### [Data excerpt]
+-------+

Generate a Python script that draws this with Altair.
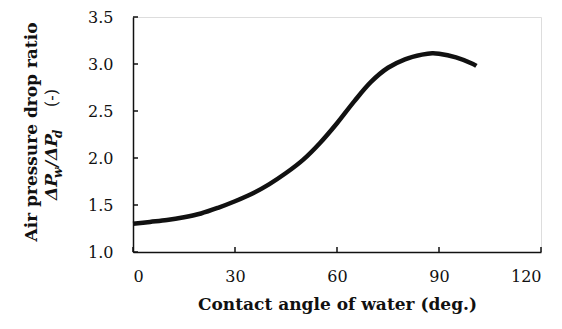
import altair as alt
import pandas as pd

# Data
angle = [0, 5, 10, 15, 20, 25, 30, 35, 40, 45, 50, 55, 60, 65, 70, 75, 80, 85, 88, 90, 95, 100, 101]
ratio = [1.30, 1.32, 1.34, 1.37, 1.41, 1.47, 1.54, 1.62, 1.72, 1.84, 1.98, 2.16, 2.37, 2.60, 2.81, 2.96, 3.05, 3.10, 3.115, 3.11, 3.07, 3.00, 2.98]
x_ticks = [0, 30, 60, 90, 120]
y_ticks = [1.0, 1.5, 2.0, 2.5, 3.0, 3.5]

W, H = 408, 235
FONT = "DejaVu Serif"

df = pd.DataFrame({"angle": angle, "ratio": ratio})
xs = alt.Scale(domain=[0, 120], nice=False)
ys = alt.Scale(domain=[1.0, 3.5], nice=False)

line = alt.Chart(df).mark_line(color="#111111", strokeWidth=4.5, interpolate="catmull-rom").encode(
    x=alt.X("angle:Q", scale=xs, axis=alt.Axis(
        values=x_ticks, title="Contact angle of water (deg.)", grid=False,
        ticks=False, tickSize=0, labelPadding=16, labelFont=FONT, labelFontSize=16,
        labelColor="#111111", titleFont=FONT, titleFontSize=17, titleFontWeight="bold",
        titleColor="#111111", titlePadding=12, domainColor="#111111", domainWidth=1.5)),
    y=alt.Y("ratio:Q", scale=ys, axis=alt.Axis(
        values=y_ticks, format=".1f", title=None, grid=False,
        ticks=False, tickSize=0, labelPadding=20, labelFont=FONT, labelFontSize=16,
        labelColor="#111111", domainColor="#111111", domainWidth=1.5)),
)

ytick = alt.Chart(pd.DataFrame({"v": y_ticks})).mark_rule(color="#111111", strokeWidth=1.5).encode(
    y=alt.Y("v:Q", scale=ys), x=alt.value(0), x2=alt.value(5))
xtick = alt.Chart(pd.DataFrame({"v": x_ticks})).mark_rule(color="#111111", strokeWidth=1.5).encode(
    x=alt.X("v:Q", scale=xs), y=alt.value(H), y2=alt.value(H - 5))


def label(txt, x, y, size=17, weight="bold", style="normal", align="left", baseline="alphabetic"):
    return alt.Chart(pd.DataFrame({"t": [txt]})).mark_text(
        angle=270, font=FONT, fontSize=size, fontWeight=weight, fontStyle=style,
        align=align, baseline=baseline, color="#111111").encode(
        text="t:N", x=alt.value(x), y=alt.value(y))


t1 = label("Air pressure drop ratio", -101, 115, size=17, align="center", baseline="middle")
segs = [
    label("ΔP", -76, 183, style="italic"),
    label("w", -71, 161, size=12, style="italic"),
    label("/", -76, 150, style="italic"),
    label("ΔP", -76, 143, style="italic"),
    label("d", -71, 121, size=12, style="italic"),
    label("(-)", -76, 90, size=16, weight="normal"),
]

chart = alt.layer(line, ytick, xtick, t1, *segs).properties(
    width=W, height=H,
    autosize=alt.AutoSizeParams(type="none"),
    padding={"left": 125, "top": 9, "right": 13, "bottom": 69},
).configure_view(stroke=None).configure(background="white")

chart.save("out.html", embed_options={"renderer": "svg", "actions": False})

+-------+

Begin at the top of the material above and output each line exactly, stopping after the line that holds "ys = alt.Scale(domain=[1.0, 3.5], nice=False)". Leave out pictures.

### [Written reply]
Generate a Python script that draws this with Altair.
import altair as alt
import pandas as pd

# Data
angle = [0, 5, 10, 15, 20, 25, 30, 35, 40, 45, 50, 55, 60, 65, 70, 75, 80, 85, 88, 90, 95, 100, 101]
ratio = [1.30, 1.32, 1.34, 1.37, 1.41, 1.47, 1.54, 1.62, 1.72, 1.84, 1.98, 2.16, 2.37, 2.60, 2.81, 2.96, 3.05, 3.10, 3.115, 3.11, 3.07, 3.00, 2.98]
x_ticks = [0, 30, 60, 90, 120]
y_ticks = [1.0, 1.5, 2.0, 2.5, 3.0, 3.5]

W, H = 408, 235
FONT = "DejaVu Serif"

df = pd.DataFrame({"angle": angle, "ratio": ratio})
xs = alt.Scale(domain=[0, 120], nice=False)
ys = alt.Scale(domain=[1.0, 3.5], nice=False)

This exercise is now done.